Busy week on the homestead, a lot of things getting done. Thankfully we had a couple of days that were warmer (40sF) before snow and cold hit again.
We got the stalls cleaned out and the barn tidied up. It gets SO messy and dusty in the winter I feel like it is a losing battle, but I keep trying anyway.
We cleaned out all our freezers (two that are attached to refrigerators and 4 deep freezes) and inventoried so we know what we have and we can eat them out before it is time to fill them up again. I hate cleaning out freezers, especially in the winter, it is such a cold job. But man I love how nice they are once it is done.
Shearing in prep for lambing has started. Mtn Man sheared Autumn first.
She is our first-ever shearing of a dairy sheep. Her fleece is definitely different than our wool sheep, but not necessarily bad or unusable. Mtn Man is looking forward to getting it into the mill and seeing what we can do with it. If it is too rough or too short for yarn, then we can make roving and try braiding rugs with it.
Next he sheared Fiona. This will be our 7th fleece from Fiona. She is the hardest in the flock to shear for a few reasons. First, her fleece is a very dense fine-wool, so it gives the shearing blades a run for their money and they get stuck if he tries to go too fast. Plus, she is very heavy on lanolin. Also, she is very large, and usually overweight. And lastly, she is generally not very cooperative. This year, however, she was more cooperative than usual, which was nice.
I will share more info about these fleece in another post this week.
Getting their fleece off helped us view their body condition better. Autumn is a lighter than we would like, and Fiona is, per her usual, overweight. It can be very difficult to manage feeding with Fiona because she is a very fast eater (getting more than her share in a group), she is the dominant sheep, and she is an easy keeper. All this leads to her being overweight. Thankfully, she is not significantly obese, just somewhat overweight. We transitioned Autumn over to 1/2 alfalfa 1/2 grass hay now and are starting to add in some grain to improve her condition and prepare her for lambing.
Also to prepare for lambing we cleaned out, inventoried, and re-stocked our lambing and vet kits. I will share a more detailed post about this later this week.
This is looking to be a very big year on our homestead as far as production.
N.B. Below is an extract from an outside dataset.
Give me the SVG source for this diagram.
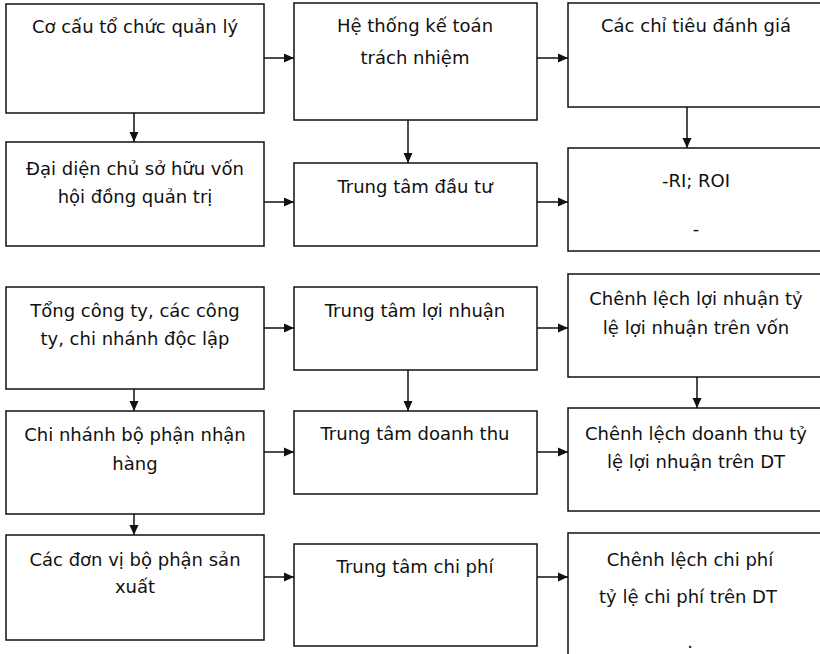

Hopefully our biggest yet by-far. We are building a second vegetable garden, which will eventually double our veggie garden production. This year it is going to be 2/3 finished, maybe more, and thus will give us quite a bit more veggies. Additionally, we are lined up to have more babies born on the farm than ever before, as well as have 5 milking animals (2 is the most we ever had at one time before this year). So we will be making more dairy products than ever as well. Big year! A lot of planning and prep is needed to help this all go smoothly and provide as hoped. We have been ordering supplies to prepare.
First, I got our seed order in, and it has now arrived. I still need to get some more garden supplies ordered for the new garden – mainly hoops and fabric for our season extending hoop tents.
Little Miss’ herbs have started to sprout under the lights, just teeny seedlings, but lots of hope.
Then I ordered some dairy-making supplies in prep for all the milk we are planning to have this spring. A couple more cheese molds, cultures, and a silicone butter mold. We have two milk pails, and a big dump pail, plus teat dip cups. So all I needed for the barn milking was a new strip cup and I ordered that. Looking forward to that all arriving.
Mtn Man also got our second stanchion built so we can milk two at a time.
Lastly, I got some more weaning nose rings for the lambs and kids. We find these to be much better than separating off the babies when it is time to fully wean. Especially since we are limited on living space and places to separate off animals.
Last fall we didn’t quite finish up putting up firewood for the winter and we are now running very low, so we needed to put in some time this last weekend chainsawing the logs to length and then splitting them and getting them stacked.
New Homestead Books
My sweet children got me a few new books to add to my homestead library. I am looking forward to using them!
I generally make a quart of kefir at a time, but lately we haven’t been using it fast enough so I wanted to switch it to a pint jar. My friend taught me that I can take half of my grains out and dry them on a plate and then freeze them in a bag to preserve them. So I was able to shrink down the kefit to the pint jar and I also now have a back-up set of grains in case I need it in the future.